Given problem:
Starting at the line that contains "Rebuild this chart", reproduce each line exactly up to and including the line that contains "label_xshift = [18] + [0] * 16 + [8, -16]". Reproduce nothing else.

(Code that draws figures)

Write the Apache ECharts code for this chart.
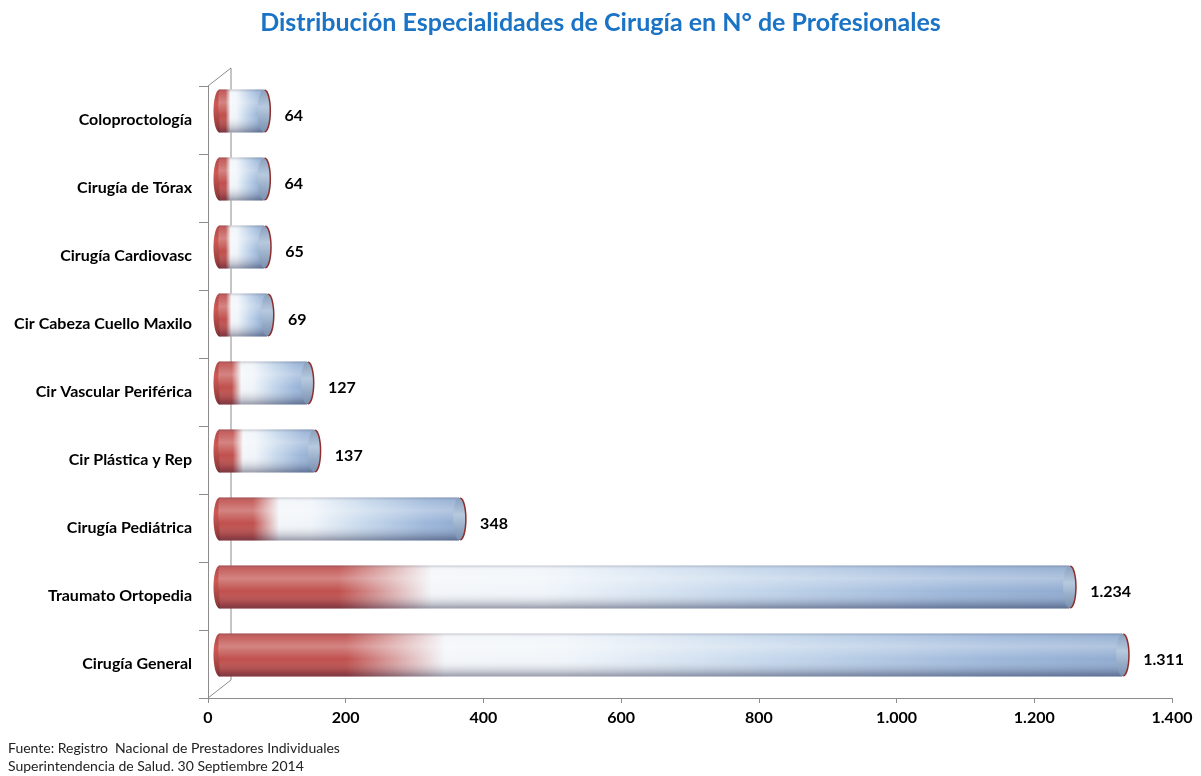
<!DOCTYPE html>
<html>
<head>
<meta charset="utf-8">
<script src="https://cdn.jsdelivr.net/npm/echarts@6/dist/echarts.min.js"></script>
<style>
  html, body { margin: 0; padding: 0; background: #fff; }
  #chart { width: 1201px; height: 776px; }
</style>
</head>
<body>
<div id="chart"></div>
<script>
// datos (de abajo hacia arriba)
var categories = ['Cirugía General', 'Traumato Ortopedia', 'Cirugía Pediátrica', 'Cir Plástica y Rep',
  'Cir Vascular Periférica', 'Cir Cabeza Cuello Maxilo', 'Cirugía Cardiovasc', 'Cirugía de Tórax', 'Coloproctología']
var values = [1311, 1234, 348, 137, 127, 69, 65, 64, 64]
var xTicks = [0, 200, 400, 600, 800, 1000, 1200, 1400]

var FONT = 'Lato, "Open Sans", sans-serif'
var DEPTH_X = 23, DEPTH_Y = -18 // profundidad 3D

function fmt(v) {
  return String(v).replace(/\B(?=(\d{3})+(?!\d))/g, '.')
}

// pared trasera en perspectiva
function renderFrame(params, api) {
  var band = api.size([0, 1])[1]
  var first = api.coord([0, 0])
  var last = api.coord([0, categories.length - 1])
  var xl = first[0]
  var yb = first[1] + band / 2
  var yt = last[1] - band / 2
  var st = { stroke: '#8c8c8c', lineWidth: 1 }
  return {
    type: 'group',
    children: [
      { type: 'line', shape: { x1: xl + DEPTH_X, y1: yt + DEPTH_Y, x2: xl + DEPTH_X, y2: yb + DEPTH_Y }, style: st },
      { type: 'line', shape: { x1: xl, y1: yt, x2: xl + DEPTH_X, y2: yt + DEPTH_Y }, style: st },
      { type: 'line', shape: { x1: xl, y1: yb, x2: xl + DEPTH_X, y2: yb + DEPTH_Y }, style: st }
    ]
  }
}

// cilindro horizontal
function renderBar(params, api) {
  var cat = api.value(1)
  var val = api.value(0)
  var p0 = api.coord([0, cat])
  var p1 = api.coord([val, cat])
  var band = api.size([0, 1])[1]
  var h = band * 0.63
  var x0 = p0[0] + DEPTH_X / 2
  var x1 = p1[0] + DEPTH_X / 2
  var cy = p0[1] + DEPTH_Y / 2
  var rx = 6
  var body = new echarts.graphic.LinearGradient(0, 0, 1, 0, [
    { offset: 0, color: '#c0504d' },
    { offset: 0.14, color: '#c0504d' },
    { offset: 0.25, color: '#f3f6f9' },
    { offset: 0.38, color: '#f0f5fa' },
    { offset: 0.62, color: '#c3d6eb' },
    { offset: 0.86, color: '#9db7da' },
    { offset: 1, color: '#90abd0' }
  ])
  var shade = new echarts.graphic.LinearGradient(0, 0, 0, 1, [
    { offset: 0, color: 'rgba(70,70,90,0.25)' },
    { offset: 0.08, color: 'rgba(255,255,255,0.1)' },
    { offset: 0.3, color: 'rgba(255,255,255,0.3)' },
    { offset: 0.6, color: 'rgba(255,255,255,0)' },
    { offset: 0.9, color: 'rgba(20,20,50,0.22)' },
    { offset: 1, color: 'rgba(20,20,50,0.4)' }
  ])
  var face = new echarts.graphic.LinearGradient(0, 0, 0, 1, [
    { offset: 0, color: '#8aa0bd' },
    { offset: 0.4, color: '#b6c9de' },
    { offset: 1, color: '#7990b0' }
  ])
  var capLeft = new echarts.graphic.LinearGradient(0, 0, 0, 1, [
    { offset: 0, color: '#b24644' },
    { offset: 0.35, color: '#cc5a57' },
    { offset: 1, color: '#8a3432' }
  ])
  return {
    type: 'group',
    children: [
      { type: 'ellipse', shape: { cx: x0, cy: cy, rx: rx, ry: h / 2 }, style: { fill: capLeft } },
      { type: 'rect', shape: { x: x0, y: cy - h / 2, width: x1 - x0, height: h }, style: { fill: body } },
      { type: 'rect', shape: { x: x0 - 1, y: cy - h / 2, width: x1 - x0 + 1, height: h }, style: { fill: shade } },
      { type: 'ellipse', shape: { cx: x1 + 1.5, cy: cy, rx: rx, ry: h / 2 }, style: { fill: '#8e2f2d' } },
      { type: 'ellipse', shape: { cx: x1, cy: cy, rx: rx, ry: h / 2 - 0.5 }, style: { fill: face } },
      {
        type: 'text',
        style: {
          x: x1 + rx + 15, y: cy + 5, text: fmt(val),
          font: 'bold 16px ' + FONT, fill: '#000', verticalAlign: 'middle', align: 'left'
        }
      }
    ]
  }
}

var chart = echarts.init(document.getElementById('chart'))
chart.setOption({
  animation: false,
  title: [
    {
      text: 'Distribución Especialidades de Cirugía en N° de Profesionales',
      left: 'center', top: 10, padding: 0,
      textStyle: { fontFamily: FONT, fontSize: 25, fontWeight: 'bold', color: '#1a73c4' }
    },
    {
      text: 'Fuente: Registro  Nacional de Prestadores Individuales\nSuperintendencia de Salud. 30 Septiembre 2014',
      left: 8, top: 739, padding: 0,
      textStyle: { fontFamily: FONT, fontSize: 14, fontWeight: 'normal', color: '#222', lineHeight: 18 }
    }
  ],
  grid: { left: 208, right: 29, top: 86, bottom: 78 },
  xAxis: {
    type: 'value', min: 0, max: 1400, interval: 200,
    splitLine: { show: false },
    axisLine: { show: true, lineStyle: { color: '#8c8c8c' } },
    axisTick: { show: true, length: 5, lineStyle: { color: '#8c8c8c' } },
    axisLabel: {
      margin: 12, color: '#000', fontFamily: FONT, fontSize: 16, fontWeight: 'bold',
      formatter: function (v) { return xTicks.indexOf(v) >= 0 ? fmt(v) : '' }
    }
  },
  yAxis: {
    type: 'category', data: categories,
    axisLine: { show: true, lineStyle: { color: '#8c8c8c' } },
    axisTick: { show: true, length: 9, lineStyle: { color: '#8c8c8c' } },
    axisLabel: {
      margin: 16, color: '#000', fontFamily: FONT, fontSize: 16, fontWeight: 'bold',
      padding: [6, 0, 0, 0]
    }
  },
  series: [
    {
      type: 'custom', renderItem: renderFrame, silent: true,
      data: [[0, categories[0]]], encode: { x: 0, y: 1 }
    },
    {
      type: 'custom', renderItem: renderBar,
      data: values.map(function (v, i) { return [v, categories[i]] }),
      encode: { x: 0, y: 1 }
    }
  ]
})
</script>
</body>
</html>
==
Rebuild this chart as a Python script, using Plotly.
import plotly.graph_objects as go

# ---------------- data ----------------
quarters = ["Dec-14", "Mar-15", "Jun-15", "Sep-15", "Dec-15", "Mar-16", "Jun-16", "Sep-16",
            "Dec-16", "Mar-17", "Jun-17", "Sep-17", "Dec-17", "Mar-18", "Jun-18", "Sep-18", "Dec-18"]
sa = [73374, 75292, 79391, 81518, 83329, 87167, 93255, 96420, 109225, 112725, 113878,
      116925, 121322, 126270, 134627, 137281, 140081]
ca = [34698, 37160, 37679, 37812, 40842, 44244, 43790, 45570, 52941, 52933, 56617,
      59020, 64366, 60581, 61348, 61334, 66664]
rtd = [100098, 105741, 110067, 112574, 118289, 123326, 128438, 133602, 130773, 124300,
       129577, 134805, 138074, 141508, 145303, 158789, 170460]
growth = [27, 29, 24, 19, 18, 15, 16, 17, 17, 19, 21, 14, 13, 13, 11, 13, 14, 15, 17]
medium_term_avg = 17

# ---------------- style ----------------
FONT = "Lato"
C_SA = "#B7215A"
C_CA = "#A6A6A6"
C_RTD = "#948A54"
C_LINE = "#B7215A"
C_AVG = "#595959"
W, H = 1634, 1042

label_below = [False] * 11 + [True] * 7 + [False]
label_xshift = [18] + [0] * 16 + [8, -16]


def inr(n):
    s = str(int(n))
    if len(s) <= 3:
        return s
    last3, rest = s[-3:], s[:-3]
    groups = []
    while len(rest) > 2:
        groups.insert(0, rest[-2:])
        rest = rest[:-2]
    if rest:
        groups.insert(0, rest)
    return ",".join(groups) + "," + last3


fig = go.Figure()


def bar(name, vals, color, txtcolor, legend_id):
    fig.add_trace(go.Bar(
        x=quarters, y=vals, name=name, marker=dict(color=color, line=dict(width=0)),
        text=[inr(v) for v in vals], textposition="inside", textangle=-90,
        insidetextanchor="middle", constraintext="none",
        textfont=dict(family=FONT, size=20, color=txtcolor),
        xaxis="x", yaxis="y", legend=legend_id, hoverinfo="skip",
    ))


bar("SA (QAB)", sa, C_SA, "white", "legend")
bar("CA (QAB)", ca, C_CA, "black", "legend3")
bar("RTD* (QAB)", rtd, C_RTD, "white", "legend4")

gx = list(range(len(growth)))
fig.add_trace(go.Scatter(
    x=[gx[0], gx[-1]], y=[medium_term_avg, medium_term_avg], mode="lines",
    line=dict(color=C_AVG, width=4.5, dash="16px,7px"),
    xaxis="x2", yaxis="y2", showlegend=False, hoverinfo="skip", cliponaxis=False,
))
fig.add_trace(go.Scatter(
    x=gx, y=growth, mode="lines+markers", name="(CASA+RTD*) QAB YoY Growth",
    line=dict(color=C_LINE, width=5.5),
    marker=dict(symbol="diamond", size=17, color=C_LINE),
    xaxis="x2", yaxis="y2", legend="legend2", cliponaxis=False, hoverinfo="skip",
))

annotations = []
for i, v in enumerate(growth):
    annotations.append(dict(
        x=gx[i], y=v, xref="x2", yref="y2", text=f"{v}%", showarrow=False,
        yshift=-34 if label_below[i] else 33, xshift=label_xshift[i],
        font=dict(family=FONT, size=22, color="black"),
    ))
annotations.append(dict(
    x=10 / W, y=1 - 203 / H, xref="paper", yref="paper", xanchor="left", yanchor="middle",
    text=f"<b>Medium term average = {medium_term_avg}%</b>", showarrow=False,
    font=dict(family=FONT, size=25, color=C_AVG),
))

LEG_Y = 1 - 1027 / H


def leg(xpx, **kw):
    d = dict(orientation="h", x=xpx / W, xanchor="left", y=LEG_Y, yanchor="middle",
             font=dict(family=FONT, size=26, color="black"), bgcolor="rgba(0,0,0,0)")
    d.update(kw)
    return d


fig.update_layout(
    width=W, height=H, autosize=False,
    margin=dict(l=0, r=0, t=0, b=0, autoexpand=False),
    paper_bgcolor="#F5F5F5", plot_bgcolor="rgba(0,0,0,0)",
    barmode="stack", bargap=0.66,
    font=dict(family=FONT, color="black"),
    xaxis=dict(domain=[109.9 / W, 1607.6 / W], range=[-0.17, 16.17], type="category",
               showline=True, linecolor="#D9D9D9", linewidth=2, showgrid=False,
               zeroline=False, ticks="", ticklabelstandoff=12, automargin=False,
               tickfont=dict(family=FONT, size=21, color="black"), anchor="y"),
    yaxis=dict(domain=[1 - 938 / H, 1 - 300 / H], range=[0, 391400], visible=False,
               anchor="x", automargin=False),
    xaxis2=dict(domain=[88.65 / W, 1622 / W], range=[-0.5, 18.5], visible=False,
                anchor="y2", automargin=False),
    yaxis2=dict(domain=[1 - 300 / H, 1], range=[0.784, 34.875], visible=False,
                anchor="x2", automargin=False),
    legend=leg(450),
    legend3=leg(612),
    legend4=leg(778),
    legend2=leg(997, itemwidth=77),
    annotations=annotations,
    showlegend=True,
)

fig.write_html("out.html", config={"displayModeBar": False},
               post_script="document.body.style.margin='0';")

Written solution:
Rebuild this chart as a Python script, using Plotly.
import plotly.graph_objects as go

# ---------------- data ----------------
quarters = ["Dec-14", "Mar-15", "Jun-15", "Sep-15", "Dec-15", "Mar-16", "Jun-16", "Sep-16",
            "Dec-16", "Mar-17", "Jun-17", "Sep-17", "Dec-17", "Mar-18", "Jun-18", "Sep-18", "Dec-18"]
sa = [73374, 75292, 79391, 81518, 83329, 87167, 93255, 96420, 109225, 112725, 113878,
      116925, 121322, 126270, 134627, 137281, 140081]
ca = [34698, 37160, 37679, 37812, 40842, 44244, 43790, 45570, 52941, 52933, 56617,
      59020, 64366, 60581, 61348, 61334, 66664]
rtd = [100098, 105741, 110067, 112574, 118289, 123326, 128438, 133602, 130773, 124300,
       129577, 134805, 138074, 141508, 145303, 158789, 170460]
growth = [27, 29, 24, 19, 18, 15, 16, 17, 17, 19, 21, 14, 13, 13, 11, 13, 14, 15, 17]
medium_term_avg = 17

# ---------------- style ----------------
FONT = "Lato"
C_SA = "#B7215A"
C_CA = "#A6A6A6"
C_RTD = "#948A54"
C_LINE = "#B7215A"
C_AVG = "#595959"
W, H = 1634, 1042

label_below = [False] * 11 + [True] * 7 + [False]
label_xshift = [18] + [0] * 16 + [8, -16]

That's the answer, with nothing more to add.